On Wednesday, February 14, Amazon announced its decision to cancel plans to establish one of its two new corporate headquarters in Queens, New York, following opposition from lawmakers and community members.
The announcement in November that Amazon had decided to split its second headquarters, popularly referred to as HQ2, between Long Island City, Queens, and Crystal City, Virginia, concluded a highly publicized search that began in September 2017, with 238 candidate cities and states bidding against each other. The company had said it would split operations evenly between the two chosen sites, with more than 25,000 employees in each city. Amazon could have received up to $3 billion in city and state incentives for the Long Island City site.
In a statement, Amazon said, “After much thought and deliberation, we’ve decided not to move forward with our plans to build a headquarters for Amazon in Long Island City, Queens.

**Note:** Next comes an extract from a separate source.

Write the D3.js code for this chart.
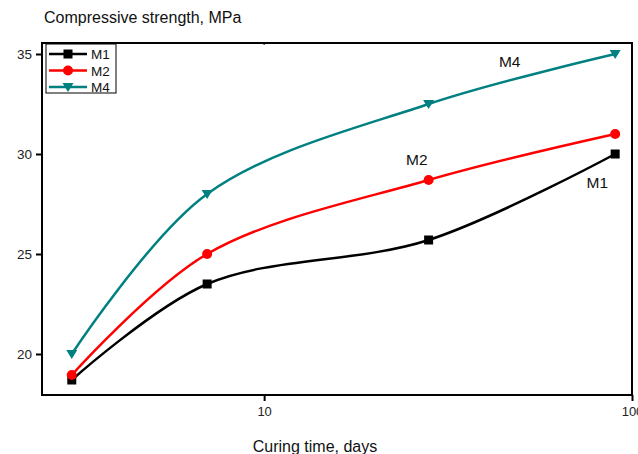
<!DOCTYPE html>
<html>
<head>
<meta charset="utf-8">
<script src="https://cdn.jsdelivr.net/npm/d3@7"></script>
<style>
body { margin: 0; background: #fff; }
text { font-family: "Liberation Sans", Arial, sans-serif; }
</style>
</head>
<body>
<div id="chart"></div>
<script>
// data
const days = [3, 7, 28, 90];
const m1 = [18.7, 23.5, 25.7, 30.0];
const m2 = [18.95, 25.0, 28.7, 31.0];
const m4 = [20.0, 28.0, 32.5, 35.0];
const seriesNames = ['M1', 'M2', 'M4'];
const yTicks = [20, 25, 30, 35];
const xTicks = [10, 100];

const W = 638, H = 454;
const pad = { left: 42, right: 6, top: 43, bottom: 59 };

let svg = d3.select('#chart').append('svg').attr('width', W).attr('height', H);

let x = d3.scaleLog().domain([2.49, 100]).range([pad.left, W - pad.right]);
let y = d3.scaleLinear().domain([17.95, 35.55]).range([H - pad.bottom, pad.top]);

const series = [
  { name: seriesNames[0], vals: m1, color: '#000000', marker: 'square' },
  { name: seriesNames[1], vals: m2, color: '#ff0000', marker: 'circle' },
  { name: seriesNames[2], vals: m4, color: '#008080', marker: 'tri' }
];

function marker(g, type, color) {
  if (type == 'square') {
    g.append('rect').attr('x', -4.5).attr('y', -4.5).attr('width', 9).attr('height', 9).attr('fill', color);
  } else if (type == 'circle') {
    g.append('circle').attr('r', 5).attr('fill', color);
  } else {
    g.append('path').attr('d', 'M-5.5,-4L5.5,-4L0,5Z').attr('fill', color);
  }
}

// curves
let line = d3.line().curve(d3.curveCatmullRom.alpha(0.5)).x(d => x(d[0])).y(d => y(d[1]));
series.forEach(s => {
  let pts = days.map((d, i) => [d, s.vals[i]]);
  svg.append('path').attr('d', line(pts))
    .attr('fill', 'none').attr('stroke', s.color).attr('stroke-width', 2.5);
  pts.forEach(p => {
    let g = svg.append('g').attr('transform', 'translate(' + [x(p[0]), y(p[1])] + ')');
    marker(g, s.marker, s.color);
  });
});

// frame
let x0 = pad.left, x1 = W - pad.right, y0 = pad.top, y1 = H - pad.bottom;
svg.append('rect').attr('x', x0).attr('y', y0).attr('width', x1 - x0).attr('height', y1 - y0)
  .attr('fill', 'none').attr('stroke', '#000').attr('stroke-width', 2);

// y axis
let ya = svg.append('g').attr('transform', 'translate(' + x0 + ',0)')
  .call(d3.axisLeft(y).tickValues(yTicks).tickSize(6).tickPadding(4).tickFormat(d3.format('d')));
ya.select('.domain').remove();
ya.selectAll('line').attr('stroke-width', 2);
ya.selectAll('text').attr('font-size', 13.5).attr('fill', '#222');

// x axis
let xa = svg.append('g').attr('transform', 'translate(0,' + y1 + ')')
  .call(d3.axisBottom(x).tickValues(xTicks).tickSize(6).tickPadding(6).tickFormat(d3.format('d')));
xa.select('.domain').remove();
xa.selectAll('line').attr('stroke-width', 2);
xa.selectAll('text').attr('font-size', 13).attr('fill', '#222');

// top minor mark at 10
svg.append('line').attr('x1', x(10)).attr('x2', x(10)).attr('y1', y0).attr('y2', y0 + 2)
  .attr('stroke', '#000').attr('stroke-width', 1);

// axis titles
svg.append('text').attr('x', 44).attr('y', 23).attr('font-size', 16).attr('fill', '#111')
  .text('Compressive strength, MPa');
svg.append('text').attr('x', 315).attr('y', 452).attr('text-anchor', 'middle')
  .attr('font-size', 16).attr('fill', '#111').text('Curing time, days');

// labels inside the plot
const inlineLabels = [
  { name: 'M4', xv: 46.5, yv: 34.35 },
  { name: 'M2', xv: 26.0, yv: 29.45 },
  { name: 'M1', xv: 80.5, yv: 28.3 }
];
inlineLabels.forEach(l => {
  svg.append('text').attr('x', x(l.xv)).attr('y', y(l.yv)).attr('text-anchor', 'middle')
    .attr('font-size', 15.5).attr('fill', '#111').text(l.name);
});

// legend
let lg = svg.append('g').attr('transform', 'translate(46,44)');
lg.append('rect').attr('width', 70).attr('height', 49).attr('fill', '#fff')
  .attr('stroke', '#000').attr('stroke-width', 1);
series.forEach((s, i) => {
  let yy = 10 + i * 16.5;
  lg.append('line').attr('x1', 3).attr('x2', 41).attr('y1', yy).attr('y2', yy)
    .attr('stroke', s.color).attr('stroke-width', 2.5);
  let g = lg.append('g').attr('transform', 'translate(22,' + yy + ')');
  marker(g, s.marker, s.color);
  lg.append('text').attr('x', 45).attr('y', yy + 5).attr('font-size', 13.5).attr('fill', '#111').text(s.name);
});
</script>
</body>
</html>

For Amazon, the commitment to build a new headquarters requires positive, collaborative relationships with state and local elected officials who will be supportive over the long-term.”
The statement cites the fact that “a number of state and local politicians have made it clear that they oppose our presence and will not work with us to build the type of relationships that are required to go forward with the project we and many others envisioned in Long Island City.” However, it states that it plans to continue growing its teams in Brooklyn, Manhattan, and Staten Island.

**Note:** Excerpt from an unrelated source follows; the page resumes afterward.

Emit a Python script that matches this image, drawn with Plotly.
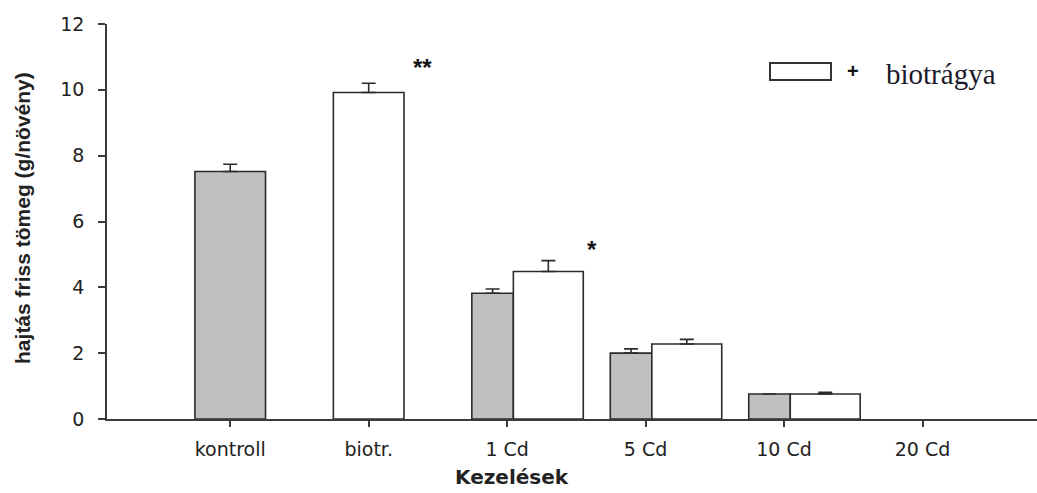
import plotly.graph_objects as go

# Treatments on the x axis
categories = ["kontroll", "biotr.", "1 Cd", "5 Cd", "10 Cd", "20 Cd"]

# Shoot fresh mass (g/plant) without biofertilizer (grey) and with it (white)
plain_mass = [7.52, None, 3.82, 2.00, 0.76, None]
plain_err = [0.22, None, 0.13, 0.13, 0.0, None]
bio_mass = [None, 9.92, 4.48, 2.28, 0.76, None]
bio_err = [None, 0.28, 0.33, 0.14, 0.05, None]

# Significance marks: (category, side offset, height, text)
sig_marks = [("biotr.", 0.39, 10.68, "**"), ("1 Cd", 0.61, 5.15, "*")]

AXIS = "#3a3a3a"
EDGE = "#2b2b2b"
GREY = "#c0c0c0"
TXT = "#222222"

SINGLE_W = 0.51
PAIR_SPLIT = 0.045
GREY_W = 0.30
WHITE_W = 0.505


def layout_bars(vals, errs, other, kind):
    xs, ys, ws, es = [], [], [], []
    for i, (v, e, o) in enumerate(zip(vals, errs, other)):
        if v is None:
            continue
        if o is None:
            xs.append(i)
            ws.append(SINGLE_W)
        elif kind == "grey":
            xs.append(i + PAIR_SPLIT - GREY_W / 2)
            ws.append(GREY_W)
        else:
            xs.append(i + PAIR_SPLIT + WHITE_W / 2)
            ws.append(WHITE_W)
        ys.append(v)
        es.append(e)
    return xs, ys, ws, es


fig = go.Figure()
for vals, errs, other, kind, fill in [
    (plain_mass, plain_err, bio_mass, "grey", GREY),
    (bio_mass, bio_err, plain_mass, "white", "white"),
]:
    xs, ys, ws, es = layout_bars(vals, errs, other, kind)
    fig.add_trace(go.Bar(
        x=xs, y=ys, width=ws,
        marker=dict(color=fill, line=dict(color=EDGE, width=1.6)),
        error_y=dict(type="data", symmetric=False, array=es,
                     arrayminus=[0] * len(es), color=EDGE,
                     thickness=1.6, width=7),
        showlegend=False,
    ))

for cat, dx, y, txt in sig_marks:
    fig.add_annotation(x=categories.index(cat) + dx, y=y, text=f"<b>{txt}</b>",
                       showarrow=False, xanchor="center", yanchor="middle",
                       font=dict(family="Liberation Sans", size=24,
                                 color="#111111"))

# Axis titles
fig.add_annotation(xref="paper", yref="paper", x=0.435, y=-0.147,
                   text="<b>Kezelések</b>", showarrow=False,
                   xanchor="center", yanchor="middle", borderpad=0,
                   font=dict(family="DejaVu Sans", size=20, color=TXT))
fig.add_annotation(xref="paper", yref="paper", x=-0.0903, y=0.509,
                   text="<b>hajtás friss tömeg (g/növény)</b>",
                   textangle=-90, showarrow=False,
                   xanchor="center", yanchor="middle",
                   font=dict(family="Liberation Sans", size=21, color=TXT))

# Legend: open box, plus sign and label
fig.add_shape(type="rect", xref="paper", yref="paper",
              x0=0.7129, x1=0.7785, y0=0.8582, y1=0.9013,
              line=dict(color="#333333", width=2), fillcolor="white")
fig.add_annotation(xref="paper", yref="paper", x=0.8022, y=0.8818,
                   text="<b>+</b>", showarrow=False, xanchor="center",
                   yanchor="middle",
                   font=dict(family="Liberation Sans", size=20,
                             color="#111111"))
fig.add_annotation(xref="paper", yref="paper", x=0.8968, y=0.873,
                   text="biotrágya", showarrow=False, xanchor="center",
                   yanchor="middle",
                   font=dict(family="Liberation Serif", size=29,
                             color="#1a1a2a"))

fig.update_layout(
    width=1037, height=493,
    margin=dict(l=107, r=0, t=24, b=74),
    paper_bgcolor="white", plot_bgcolor="white",
    barmode="overlay",
    font=dict(family="DejaVu Sans", size=19, color=TXT),
    xaxis=dict(
        range=[-0.89, 5.827],
        tickmode="array", tickvals=list(range(len(categories))),
        ticktext=categories,
        showline=True, linecolor=AXIS, linewidth=1.6,
        ticks="outside", ticklen=6, tickwidth=1.6, tickcolor=AXIS,
        ticklabelstandoff=6,
        showgrid=False, zeroline=False,
    ),
    yaxis=dict(
        range=[0, 12], tickmode="linear", tick0=0, dtick=2,
        showline=True, linecolor=AXIS, linewidth=1.6,
        ticks="outside", ticklen=7, tickwidth=1.6, tickcolor=AXIS,
        ticklabelstandoff=10,
        showgrid=False, zeroline=False,
    ),
)

fig.write_html("out.html")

The incentives package offered by New York City and State to Amazon had been met with significant community resistance, including from New York State’s independent businesses, unions, and residents. Critics cite Amazon’s anti-union stance, contract with U.S. Immigration and Customs Enforcement — to which it provides facial-recognition software — and anti-competitive business practices used to suppress its small business competition.
“Amazon’s decision against locating HQ2 in New York State is great news for independent retailers and residents alike,” said David Grogan, director, ABFE, Advocacy and Public Policy for ABA. “Faced with legitimate questions from booksellers, independent retailers, and public and private unions regarding its operations, and the strong prospect of losing the billions in tax subsidies, Amazon saw that they were not going to be able to dictate a deal that only made sense for them. We’ve said all along that it’s not the role of government to be picking winners and losers in the marketplace. With a budget shortfall in excess of $2 billion, this was, simply put, a bad deal for New York State. Taxpayer money should go to help local communities. These public funds should not go to some out-of-state giant corporation that is seeking to put New York retailers out of business.”
In December, the American Booksellers Association sent a letter on behalf of 78 New York State booksellers and other independent business owners to Governor Cuomo opposing the deal.
The announcement followed challenges from City Council members at two recent hearings and opposition from lawmakers including U.S. Rep. Alexandria Ocasio-Cortez (D-New York), New York Sen. Michael N. Gianaris (D-Queens), City Council Speaker Corey Johnson (D-Manhattan), and Deputy Leader of the City Council James G. Van Bramer (D-Queens). It additionally followed the news that New York State Senate Majority Leader Andrea Stewart-Cousins recommended Sen. Gianaris, a vocal critic of the deal, for appointment to the Public Authorities Control Board, which would have reviewed the state’s offer of incentives to Amazon.